(Task details):
Return the listing below unchanged, minus its pictures.

*** Given information

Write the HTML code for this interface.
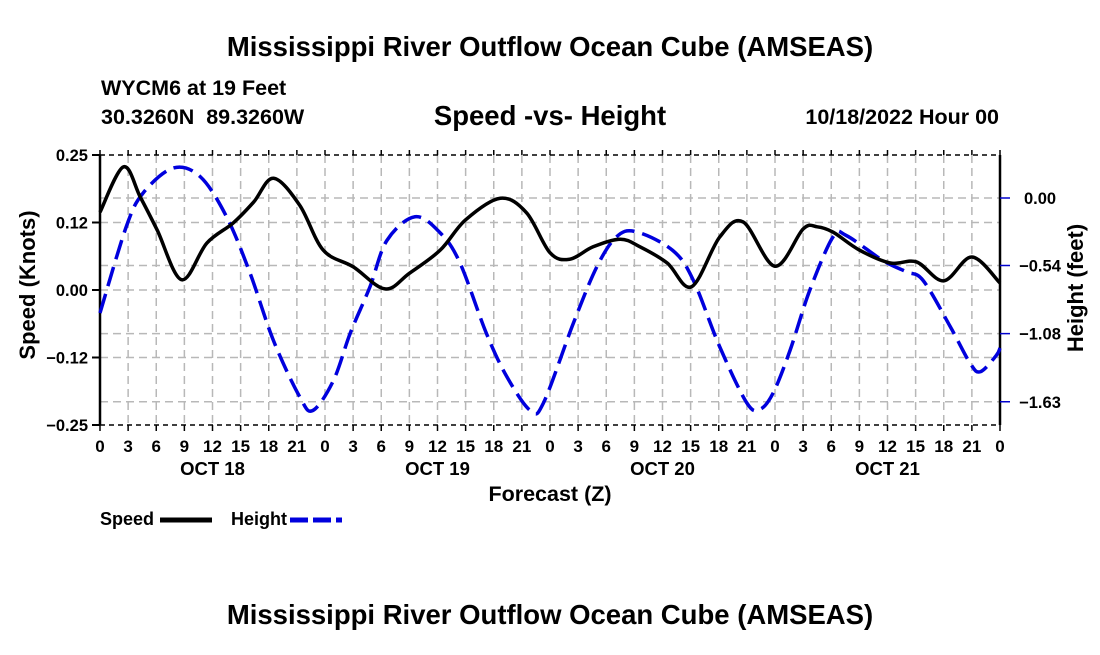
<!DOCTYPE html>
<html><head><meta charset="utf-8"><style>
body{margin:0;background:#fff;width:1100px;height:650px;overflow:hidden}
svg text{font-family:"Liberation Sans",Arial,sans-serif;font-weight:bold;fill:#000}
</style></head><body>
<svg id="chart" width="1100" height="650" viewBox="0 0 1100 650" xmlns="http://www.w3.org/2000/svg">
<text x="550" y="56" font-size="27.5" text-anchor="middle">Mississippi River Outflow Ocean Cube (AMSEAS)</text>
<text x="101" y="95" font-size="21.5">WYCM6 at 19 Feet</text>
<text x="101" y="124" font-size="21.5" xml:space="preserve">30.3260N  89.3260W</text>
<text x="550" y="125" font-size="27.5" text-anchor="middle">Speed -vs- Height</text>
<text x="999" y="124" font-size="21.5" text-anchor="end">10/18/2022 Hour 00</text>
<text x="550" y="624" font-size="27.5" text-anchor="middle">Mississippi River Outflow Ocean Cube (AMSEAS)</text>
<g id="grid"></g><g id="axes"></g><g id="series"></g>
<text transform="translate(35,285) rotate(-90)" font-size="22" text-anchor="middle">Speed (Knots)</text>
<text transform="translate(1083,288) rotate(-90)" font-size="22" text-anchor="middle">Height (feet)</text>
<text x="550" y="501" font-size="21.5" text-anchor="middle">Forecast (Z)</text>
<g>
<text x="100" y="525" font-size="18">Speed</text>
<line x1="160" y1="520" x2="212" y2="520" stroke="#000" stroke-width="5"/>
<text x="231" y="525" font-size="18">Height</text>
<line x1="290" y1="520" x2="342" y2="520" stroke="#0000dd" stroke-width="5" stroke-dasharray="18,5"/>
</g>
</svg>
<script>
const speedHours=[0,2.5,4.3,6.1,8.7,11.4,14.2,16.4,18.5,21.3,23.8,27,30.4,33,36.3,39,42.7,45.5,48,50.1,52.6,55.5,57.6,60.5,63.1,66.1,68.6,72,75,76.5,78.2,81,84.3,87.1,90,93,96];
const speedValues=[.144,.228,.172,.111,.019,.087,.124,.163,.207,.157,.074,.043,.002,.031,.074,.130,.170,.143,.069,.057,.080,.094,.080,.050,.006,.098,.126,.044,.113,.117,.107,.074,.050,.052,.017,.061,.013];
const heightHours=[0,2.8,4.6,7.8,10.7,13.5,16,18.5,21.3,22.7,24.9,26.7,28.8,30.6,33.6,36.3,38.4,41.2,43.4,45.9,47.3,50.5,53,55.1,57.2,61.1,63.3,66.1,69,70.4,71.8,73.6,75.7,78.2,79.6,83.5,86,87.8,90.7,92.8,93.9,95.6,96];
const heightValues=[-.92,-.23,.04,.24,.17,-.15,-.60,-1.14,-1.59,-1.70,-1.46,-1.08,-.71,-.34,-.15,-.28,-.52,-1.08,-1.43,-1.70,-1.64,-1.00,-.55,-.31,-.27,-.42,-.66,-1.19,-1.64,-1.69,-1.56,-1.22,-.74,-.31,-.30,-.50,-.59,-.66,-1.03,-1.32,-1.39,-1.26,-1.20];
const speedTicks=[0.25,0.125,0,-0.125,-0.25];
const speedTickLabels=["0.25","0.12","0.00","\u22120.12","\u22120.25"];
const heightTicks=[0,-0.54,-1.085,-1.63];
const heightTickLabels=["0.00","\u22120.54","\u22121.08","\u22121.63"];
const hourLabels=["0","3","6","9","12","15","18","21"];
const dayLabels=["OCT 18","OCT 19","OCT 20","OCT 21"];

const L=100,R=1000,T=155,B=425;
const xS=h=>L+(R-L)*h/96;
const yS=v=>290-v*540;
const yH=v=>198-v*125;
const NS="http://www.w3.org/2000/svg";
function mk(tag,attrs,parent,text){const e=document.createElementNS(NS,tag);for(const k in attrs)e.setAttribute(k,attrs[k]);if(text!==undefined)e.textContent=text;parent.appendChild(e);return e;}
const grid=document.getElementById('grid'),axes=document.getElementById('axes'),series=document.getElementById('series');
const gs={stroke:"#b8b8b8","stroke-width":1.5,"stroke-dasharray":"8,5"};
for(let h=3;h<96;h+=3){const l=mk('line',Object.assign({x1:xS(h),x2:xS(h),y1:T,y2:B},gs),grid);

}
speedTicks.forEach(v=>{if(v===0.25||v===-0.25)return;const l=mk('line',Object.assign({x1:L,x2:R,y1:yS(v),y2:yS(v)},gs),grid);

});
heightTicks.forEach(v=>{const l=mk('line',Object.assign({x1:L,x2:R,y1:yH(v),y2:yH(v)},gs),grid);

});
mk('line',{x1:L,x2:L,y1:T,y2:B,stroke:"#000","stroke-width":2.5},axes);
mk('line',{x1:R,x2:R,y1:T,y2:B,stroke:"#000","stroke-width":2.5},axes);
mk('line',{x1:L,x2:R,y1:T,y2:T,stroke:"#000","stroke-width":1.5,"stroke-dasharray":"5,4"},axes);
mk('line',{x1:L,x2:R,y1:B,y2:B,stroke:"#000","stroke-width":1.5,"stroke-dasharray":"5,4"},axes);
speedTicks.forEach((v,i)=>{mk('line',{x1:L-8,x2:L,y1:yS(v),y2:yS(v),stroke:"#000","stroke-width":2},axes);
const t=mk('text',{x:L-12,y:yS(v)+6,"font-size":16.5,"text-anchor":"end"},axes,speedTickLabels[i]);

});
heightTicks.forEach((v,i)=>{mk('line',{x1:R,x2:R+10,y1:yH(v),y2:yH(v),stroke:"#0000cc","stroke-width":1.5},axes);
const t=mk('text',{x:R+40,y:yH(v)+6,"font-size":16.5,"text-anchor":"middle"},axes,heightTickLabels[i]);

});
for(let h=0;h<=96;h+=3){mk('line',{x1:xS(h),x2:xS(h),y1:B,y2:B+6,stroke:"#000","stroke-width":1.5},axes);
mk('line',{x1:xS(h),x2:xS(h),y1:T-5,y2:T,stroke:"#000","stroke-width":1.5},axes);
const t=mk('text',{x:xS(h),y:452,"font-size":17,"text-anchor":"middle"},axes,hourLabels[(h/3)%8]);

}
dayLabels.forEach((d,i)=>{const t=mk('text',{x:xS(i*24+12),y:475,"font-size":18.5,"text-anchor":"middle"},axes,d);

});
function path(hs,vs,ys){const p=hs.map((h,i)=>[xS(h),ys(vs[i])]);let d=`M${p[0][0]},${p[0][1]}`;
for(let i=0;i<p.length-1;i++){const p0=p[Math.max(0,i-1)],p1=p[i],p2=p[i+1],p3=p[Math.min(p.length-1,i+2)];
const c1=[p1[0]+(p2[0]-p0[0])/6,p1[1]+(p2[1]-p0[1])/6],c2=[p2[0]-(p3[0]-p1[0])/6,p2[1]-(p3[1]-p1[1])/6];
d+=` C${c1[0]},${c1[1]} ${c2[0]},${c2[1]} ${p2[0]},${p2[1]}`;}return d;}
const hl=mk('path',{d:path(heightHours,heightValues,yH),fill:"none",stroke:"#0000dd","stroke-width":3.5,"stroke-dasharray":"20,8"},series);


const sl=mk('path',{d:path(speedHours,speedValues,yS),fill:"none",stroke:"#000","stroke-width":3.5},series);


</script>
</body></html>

******

(Exercise result):
Write the HTML code for this interface.
<!DOCTYPE html>
<html><head><meta charset="utf-8"><style>
body{margin:0;background:#fff;width:1100px;height:650px;overflow:hidden}
svg text{font-family:"Liberation Sans",Arial,sans-serif;font-weight:bold;fill:#000}
</style></head><body>
<svg id="chart" width="1100" height="650" viewBox="0 0 1100 650" xmlns="http://www.w3.org/2000/svg">
<text x="550" y="56" font-size="27.5" text-anchor="middle">Mississippi River Outflow Ocean Cube (AMSEAS)</text>
<text x="101" y="95" font-size="21.5">WYCM6 at 19 Feet</text>
<text x="101" y="124" font-size="21.5" xml:space="preserve">30.3260N  89.3260W</text>
<text x="550" y="125" font-size="27.5" text-anchor="middle">Speed -vs- Height</text>
<text x="999" y="124" font-size="21.5" text-anchor="end">10/18/2022 Hour 00</text>
<text x="550" y="624" font-size="27.5" text-anchor="middle">Mississippi River Outflow Ocean Cube (AMSEAS)</text>
<g id="grid"></g><g id="axes"></g><g id="series"></g>
<text transform="translate(35,285) rotate(-90)" font-size="22" text-anchor="middle">Speed (Knots)</text>
<text transform="translate(1083,288) rotate(-90)" font-size="22" text-anchor="middle">Height (feet)</text>
<text x="550" y="501" font-size="21.5" text-anchor="middle">Forecast (Z)</text>
<g>
<text x="100" y="525" font-size="18">Speed</text>
<line x1="160" y1="520" x2="212" y2="520" stroke="#000" stroke-width="5"/>
<text x="231" y="525" font-size="18">Height</text>
<line x1="290" y1="520" x2="342" y2="520" stroke="#0000dd" stroke-width="5" stroke-dasharray="18,5"/>
</g>
</svg>
<script>
const speedHours=[0,2.5,4.3,6.1,8.7,11.4,14.2,16.4,18.5,21.3,23.8,27,30.4,33,36.3,39,42.7,45.5,48,50.1,52.6,55.5,57.6,60.5,63.1,66.1,68.6,72,75,76.5,78.2,81,84.3,87.1,90,93,96];
const speedValues=[.144,.228,.172,.111,.019,.087,.124,.163,.207,.157,.074,.043,.002,.031,.074,.130,.170,.143,.069,.057,.080,.094,.080,.050,.006,.098,.126,.044,.113,.117,.107,.074,.050,.052,.017,.061,.013];
const heightHours=[0,2.8,4.6,7.8,10.7,13.5,16,18.5,21.3,22.7,24.9,26.7,28.8,30.6,33.6,36.3,38.4,41.2,43.4,45.9,47.3,50.5,53,55.1,57.2,61.1,63.3,66.1,69,70.4,71.8,73.6,75.7,78.2,79.6,83.5,86,87.8,90.7,92.8,93.9,95.6,96];
const heightValues=[-.92,-.23,.04,.24,.17,-.15,-.60,-1.14,-1.59,-1.70,-1.46,-1.08,-.71,-.34,-.15,-.28,-.52,-1.08,-1.43,-1.70,-1.64,-1.00,-.55,-.31,-.27,-.42,-.66,-1.19,-1.64,-1.69,-1.56,-1.22,-.74,-.31,-.30,-.50,-.59,-.66,-1.03,-1.32,-1.39,-1.26,-1.20];
const speedTicks=[0.25,0.125,0,-0.125,-0.25];
const speedTickLabels=["0.25","0.12","0.00","\u22120.12","\u22120.25"];
const heightTicks=[0,-0.54,-1.085,-1.63];
const heightTickLabels=["0.00","\u22120.54","\u22121.08","\u22121.63"];
const hourLabels=["0","3","6","9","12","15","18","21"];
const dayLabels=["OCT 18","OCT 19","OCT 20","OCT 21"];

const L=100,R=1000,T=155,B=425;
const xS=h=>L+(R-L)*h/96;
const yS=v=>290-v*540;
const yH=v=>198-v*125;
const NS="http://www.w3.org/2000/svg";
function mk(tag,attrs,parent,text){const e=document.createElementNS(NS,tag);for(const k in attrs)e.setAttribute(k,attrs[k]);if(text!==undefined)e.textContent=text;parent.appendChild(e);return e;}
const grid=document.getElementById('grid'),axes=document.getElementById('axes'),series=document.getElementById('series');
const gs={stroke:"#b8b8b8","stroke-width":1.5,"stroke-dasharray":"8,5"};
for(let h=3;h<96;h+=3){const l=mk('line',Object.assign({x1:xS(h),x2:xS(h),y1:T,y2:B},gs),grid);

}
speedTicks.forEach(v=>{if(v===0.25||v===-0.25)return;const l=mk('line',Object.assign({x1:L,x2:R,y1:yS(v),y2:yS(v)},gs),grid);

});
heightTicks.forEach(v=>{const l=mk('line',Object.assign({x1:L,x2:R,y1:yH(v),y2:yH(v)},gs),grid);

});
mk('line',{x1:L,x2:L,y1:T,y2:B,stroke:"#000","stroke-width":2.5},axes);
mk('line',{x1:R,x2:R,y1:T,y2:B,stroke:"#000","stroke-width":2.5},axes);
mk('line',{x1:L,x2:R,y1:T,y2:T,stroke:"#000","stroke-width":1.5,"stroke-dasharray":"5,4"},axes);
mk('line',{x1:L,x2:R,y1:B,y2:B,stroke:"#000","stroke-width":1.5,"stroke-dasharray":"5,4"},axes);
speedTicks.forEach((v,i)=>{mk('line',{x1:L-8,x2:L,y1:yS(v),y2:yS(v),stroke:"#000","stroke-width":2},axes);
const t=mk('text',{x:L-12,y:yS(v)+6,"font-size":16.5,"text-anchor":"end"},axes,speedTickLabels[i]);

});
heightTicks.forEach((v,i)=>{mk('line',{x1:R,x2:R+10,y1:yH(v),y2:yH(v),stroke:"#0000cc","stroke-width":1.5},axes);
const t=mk('text',{x:R+40,y:yH(v)+6,"font-size":16.5,"text-anchor":"middle"},axes,heightTickLabels[i]);

});
for(let h=0;h<=96;h+=3){mk('line',{x1:xS(h),x2:xS(h),y1:B,y2:B+6,stroke:"#000","stroke-width":1.5},axes);
mk('line',{x1:xS(h),x2:xS(h),y1:T-5,y2:T,stroke:"#000","stroke-width":1.5},axes);
const t=mk('text',{x:xS(h),y:452,"font-size":17,"text-anchor":"middle"},axes,hourLabels[(h/3)%8]);

}
dayLabels.forEach((d,i)=>{const t=mk('text',{x:xS(i*24+12),y:475,"font-size":18.5,"text-anchor":"middle"},axes,d);

});
function path(hs,vs,ys){const p=hs.map((h,i)=>[xS(h),ys(vs[i])]);let d=`M${p[0][0]},${p[0][1]}`;
for(let i=0;i<p.length-1;i++){const p0=p[Math.max(0,i-1)],p1=p[i],p2=p[i+1],p3=p[Math.min(p.length-1,i+2)];
const c1=[p1[0]+(p2[0]-p0[0])/6,p1[1]+(p2[1]-p0[1])/6],c2=[p2[0]-(p3[0]-p1[0])/6,p2[1]-(p3[1]-p1[1])/6];
d+=` C${c1[0]},${c1[1]} ${c2[0]},${c2[1]} ${p2[0]},${p2[1]}`;}return d;}
const hl=mk('path',{d:path(heightHours,heightValues,yH),fill:"none",stroke:"#0000dd","stroke-width":3.5,"stroke-dasharray":"20,8"},series);


const sl=mk('path',{d:path(speedHours,speedValues,yS),fill:"none",stroke:"#000","stroke-width":3.5},series);


</script>
</body></html>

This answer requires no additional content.